Thursday, August 6, 2009

The One-Minute Apologist: Essential Catholic Replies to Over Sixty Common Protestant Claims

By Dave Armstrong, 141 pages, Sophia Institute, $14.95.

“Excommunication is a formal declaration that a Catholic is 'outside the Church'; because such a person has egregiously diverged from its doctrines, he is excluded from the sacraments and from the Christian fellowship of believers. The purpose of such an exclusion is not to punish the sinner but to encourage him to repent; the goal is restoration, not damnation.”

Dave Armstrong's above words, clear and to the point, counter one of many Protestant misgivings about Catholic teachings.

While many in the ecumenical movement search for sweeping documents by which hierarchies from different churches can show in black and white the resolution of religious differences, a much more forceful ecumenism can happen at the grassroots between lay members of different churches.

Yet such discussions often end in polite deadlock.
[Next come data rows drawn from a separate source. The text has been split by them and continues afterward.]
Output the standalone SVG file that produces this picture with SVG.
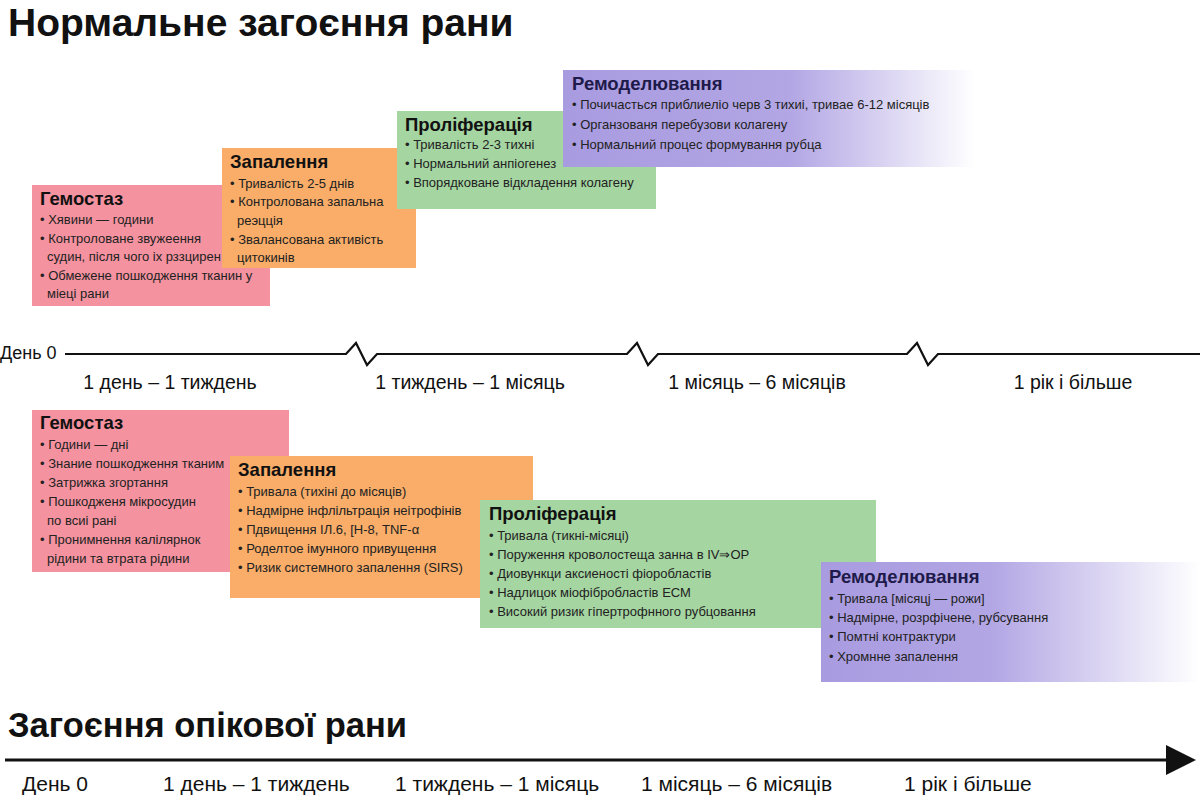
<svg xmlns="http://www.w3.org/2000/svg" width="1200" height="800" viewBox="0 0 1200 800">
<defs>
<linearGradient id="gPurpTop" x1="563" y1="0" x2="975" y2="0" gradientUnits="userSpaceOnUse">
<stop offset="0" stop-color="#a99be0"/><stop offset="0.55" stop-color="#b2a6e4"/><stop offset="1" stop-color="#ffffff"/>
</linearGradient>
<linearGradient id="gPurpBot" x1="821" y1="0" x2="1200" y2="0" gradientUnits="userSpaceOnUse">
<stop offset="0" stop-color="#a99be0"/><stop offset="0.45" stop-color="#b2a6e4"/><stop offset="1" stop-color="#ffffff"/>
</linearGradient>
<style>
text{font-family:"Liberation Sans","Noto Sans",Arial,sans-serif;fill:#1a1a1a}
.h1{font-size:39px;font-weight:bold;fill:#111}
.h2{font-size:34.5px;font-weight:bold;fill:#111}
.t{font-size:18.5px;font-weight:bold;fill:#111}
.tp{font-size:18.5px;font-weight:bold;fill:#1e1a4a}
.b{font-size:13px;fill:#222}
.ax{font-size:19.5px;fill:#111}
.ax0{font-size:18px;fill:#111}
.ax2{font-size:21px;fill:#111}
.pink{fill:#f5929f}
.orange{fill:#f9ad68}
.green{fill:#a5d5a1}
.line{fill:none;stroke:#111;stroke-width:2.2;stroke-linejoin:miter}
</style>
</defs>
<rect width="1200" height="800" fill="#ffffff"/>

<text class="h1" x="8" y="36">Нормальне загоєння рани</text>

<g id="top-hemostasis">
<rect class="pink" x="32" y="185" width="238" height="121"/>
<text class="t" x="40" y="205">Гемостаз</text>
<text class="b" x="40" y="224">• Хявини — години</text>
<text class="b" x="40" y="243">• Контроловане звужеення</text>
<text class="b" x="47" y="261">судин, після чого іх рззцирен,</text>
<text class="b" x="40" y="280">• Обмежене пошкодження тканин у</text>
<text class="b" x="47" y="298">міеці рани</text>
</g>

<g id="top-inflammation">
<rect class="orange" x="222" y="148" width="194" height="120"/>
<text class="t" x="230" y="168">Запалення</text>
<text class="b" x="230" y="188">• Тривалість 2-5 днів</text>
<text class="b" x="230" y="206">• Контролована запальна</text>
<text class="b" x="237" y="225">реэцція</text>
<text class="b" x="230" y="244">• Звалансована активість</text>
<text class="b" x="237" y="262">цитокинів</text>
</g>

<g id="top-proliferation">
<rect class="green" x="397" y="111" width="259" height="98"/>
<text class="t" x="405" y="131">Проліферація</text>
<text class="b" x="405" y="149">• Тривалість 2-3 тихні</text>
<text class="b" x="405" y="168">• Нормальний анпіогенез</text>
<text class="b" x="405" y="187">• Впорядковане відкладення колагену</text>
</g>

<g id="top-remodeling">
<rect x="563" y="70" width="412" height="97" fill="url(#gPurpTop)"/>
<text class="tp" x="572" y="90">Ремоделювання</text>
<text class="b" x="572" y="109">• Почичасться приблиеліо черв 3 тихиі, тривае 6-12 місяців</text>
<text class="b" x="572" y="129">• Органзованя перебузови колагену</text>
<text class="b" x="572" y="149">• Нормальний процес формування рубца</text>
</g>

<g id="connectors">
<path class="line" d="M65 354 H346 L356 343 L367 365 L377 354 H627 L637 343 L648 365 L658 354 H907 L917 343 L928 365 L938 354 H1200"/>
<path d="M5 760 H1168" fill="none" stroke="#111" stroke-width="3"/>
<polygon points="1166,745 1196,760 1166,775" fill="#111"/>
</g>

<g id="top-axis-labels">
<text class="ax0" x="0" y="359">День 0</text>
<text class="ax" x="170" y="389" text-anchor="middle">1 день – 1 тиждень</text>
<text class="ax" x="470" y="389" text-anchor="middle">1 тиждень – 1 місяць</text>
<text class="ax" x="757" y="389" text-anchor="middle">1 місяць – 6 місяців</text>
<text class="ax" x="1073" y="389" text-anchor="middle">1 рік і більше</text>
</g>

<g id="burn-hemostasis">
<rect class="pink" x="32" y="410" width="257" height="162"/>
<text class="t" x="40" y="429">Гемостаз</text>
<text class="b" x="40" y="449">• Години — дні</text>
<text class="b" x="40" y="468">• Знание пошкодження тканим</text>
<text class="b" x="40" y="487">• Затрижка згортання</text>
<text class="b" x="40" y="506">• Пошкодженя мікросудин</text>
<text class="b" x="47" y="525">по всиі рані</text>
<text class="b" x="40" y="544">• Пронимнення калілярнок</text>
<text class="b" x="47" y="563">рідини та втрата рідини</text>
</g>

<g id="burn-inflammation">
<rect class="orange" x="230" y="456" width="303" height="142"/>
<text class="t" x="238" y="476">Запалення</text>
<text class="b" x="238" y="496">• Тривала (тихіні до місяців)</text>
<text class="b" x="238" y="515">• Надмірне інфлільтрація неітрофінів</text>
<text class="b" x="238" y="534">• Пдвищення ІЛ.6, [Н-8, TNF-α</text>
<text class="b" x="238" y="553">• Роделтое імунного привущення</text>
<text class="b" x="238" y="572">• Ризик системного запалення  (SIRS)</text>
</g>

<g id="burn-proliferation">
<rect class="green" x="480" y="500" width="396" height="128"/>
<text class="t" x="489" y="520">Проліферація</text>
<text class="b" x="489" y="540">• Тривала (тикні-місяці)</text>
<text class="b" x="489" y="559">• Поруження кроволостеща занна в IV⇒ОР</text>
<text class="b" x="489" y="578">• Диовункци аксиеності фіоробластів</text>
<text class="b" x="489" y="597">• Надлицок міофібробластів ЕСМ</text>
<text class="b" x="489" y="616">• Високий ризик гіпертрофнного рубцовання</text>
</g>

<g id="burn-remodeling">
<rect x="821" y="562" width="379" height="120" fill="url(#gPurpBot)"/>
<text class="tp" x="829" y="583">Ремоделювання</text>
<text class="b" x="829" y="603">• Тривала [місяцj — рожи]</text>
<text class="b" x="829" y="622">• Надмірне, розрфічене, рубсування</text>
<text class="b" x="829" y="641">• Помтні контрактури</text>
<text class="b" x="829" y="661">• Хромнне запалення</text>
</g>

<text class="h2" x="8" y="737">Загоєння опікової рани</text>

<g id="burn-axis-labels">
<text class="ax2" x="22" y="791">День 0</text>
<text class="ax2" x="163" y="791">1 день – 1 тиждень</text>
<text class="ax2" x="395" y="791">1 тиждень – 1 місяць</text>
<text class="ax2" x="641" y="791">1 місяць – 6 місяців</text>
<text class="ax2" x="904" y="791">1 рік і більше</text>
</g>
</svg>
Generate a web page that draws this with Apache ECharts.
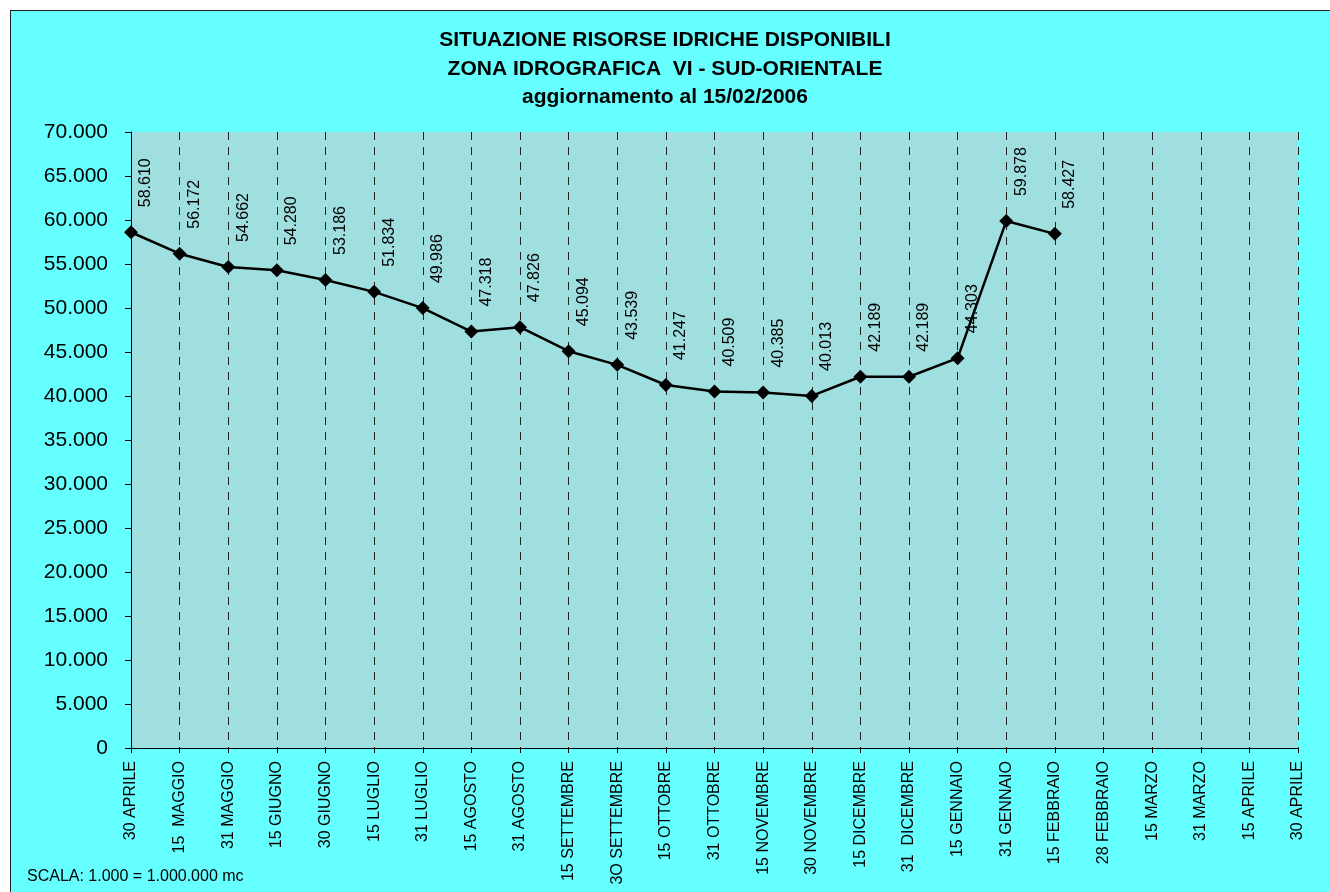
<!DOCTYPE html>
<html>
<head>
<meta charset="utf-8">
<script src="https://cdn.jsdelivr.net/npm/echarts@6/dist/echarts.min.js"></script>
<style>
  html, body { margin: 0; padding: 0; background: #fff; }
  #frame {
    position: absolute; left: 10px; top: 10px; width: 1330px; height: 892px;
    background: #66ffff; border-left: 1px solid #222; border-top: 1px solid #222;
  }
  #chart { position: absolute; left: 0; top: 0; width: 1330px; height: 892px; }
</style>
</head>
<body>
<div id="frame"></div>
<div id="chart"></div>
<script>
const titleLines = [
  'SITUAZIONE RISORSE IDRICHE DISPONIBILI',
  'ZONA IDROGRAFICA  VI - SUD-ORIENTALE',
  'aggiornamento al 15/02/2006'
]
const scaleNote = 'SCALA: 1.000 = 1.000.000 mc'

const dates = [
  '30 APRILE', '15  MAGGIO', '31 MAGGIO', '15 GIUGNO', '30 GIUGNO',
  '15 LUGLIO', '31 LUGLIO', '15 AGOSTO', '31 AGOSTO', '15 SETTEMBRE',
  '3O SETTEMBRE', '15 OTTOBRE', '31 OTTOBRE', '15 NOVEMBRE', '30 NOVEMBRE',
  '15 DICEMBRE', '31  DICEMBRE', '15 GENNAIO', '31 GENNAIO', '15 FEBBRAIO',
  '28 FEBBRAIO', '15 MARZO', '31 MARZO', '15 APRILE', '30 APRILE'
]

// volumes in thousands of mc (1.000 = 1.000.000 mc)
const volumes = [
  58610, 56172, 54662, 54280, 53186,
  51834, 49986, 47318, 47826, 45094,
  43539, 41247, 40509, 40385, 40013,
  42189, 42189, 44303, 59878, 58427,
  null, null, null, null, null
]

const fmt = v => String(Math.round(v)).replace(/\B(?=(\d{3})+(?!\d))/g, '.')

const chart = echarts.init(document.getElementById('chart'))

const option = {
  backgroundColor: 'transparent',
  animation: false,
  textStyle: { fontFamily: 'Liberation Sans, Arial, sans-serif' },
  title: {
    text: titleLines.join('\n'),
    left: 'center',
    top: 21,
    textStyle: { fontSize: 21, fontWeight: 'bold', color: '#000', lineHeight: 28.5 }
  },
  graphic: [{
    type: 'text',
    left: 27,
    top: 869,
    style: { text: scaleNote, fontSize: 16, fill: '#000', fontFamily: 'Liberation Sans, Arial, sans-serif' }
  }],
  grid: {
    left: 131, right: 32, top: 132, bottom: 144,
    show: true, backgroundColor: '#a0dfe0', borderWidth: 0
  },
  xAxis: {
    type: 'category',
    boundaryGap: false,
    data: dates,
    axisLine: { lineStyle: { color: '#000', width: 1 } },
    axisTick: { show: true, length: 5, interval: 0, lineStyle: { color: '#000' } },
    axisLabel: { interval: 0, rotate: 90, fontSize: 16, color: '#000', margin: 13 },
    splitLine: { show: true, interval: 0, lineStyle: { color: '#222', type: [8, 7], width: 1 } }
  },
  yAxis: {
    type: 'value',
    min: 0, max: 70000, interval: 5000,
    axisLine: { show: true, lineStyle: { color: '#000', width: 1 } },
    axisTick: { show: true, length: 6, lineStyle: { color: '#000' } },
    axisLabel: { fontSize: 21, color: '#000', margin: 23, formatter: fmt },
    splitLine: { show: false }
  },
  series: [{
    type: 'line',
    data: volumes,
    connectNulls: false,
    symbol: 'diamond',
    symbolSize: 14,
    lineStyle: { color: '#000', width: 2.5 },
    itemStyle: { color: '#000' },
    label: {
      show: true,
      position: 'top',
      rotate: 90,
      align: 'left',
      verticalAlign: 'middle',
      distance: 6,
      // offset is in the rotated frame: [upward, rightward]
      offset: [12, 15],
      fontSize: 16,
      color: '#000',
      formatter: p => fmt(p.value)
    }
  }]
}

chart.setOption(option)
</script>
</body>
</html>
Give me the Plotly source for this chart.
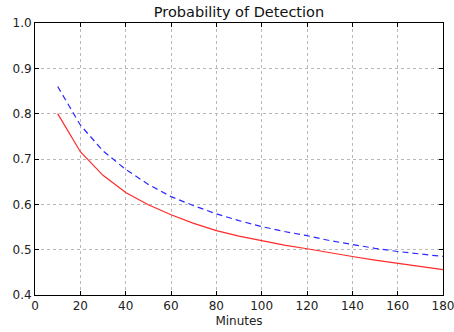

One reason for this is the ignorance many churchgoers have about their own church. This is particularly true about Catholics. An astounding number of Catholics raised in the post-Vatican II church, whether or not they continue to attend Mass and consider themselves Catholic, are deeply ignorant about countless articles of faith.

This is therefore a good book not only if your cousins are born-again Christians. The One-Minute Apologist is a good read for Catholics trying to understand more deeply their own faith. It addresses the theology of the veneration of Mary and the Saints, the papacy, original sin, the supposed sexism of the male-only priesthood, and whether Catholics are allowed to read the Bible for themselves, something many Protestants apparently still don't believe Catholics do.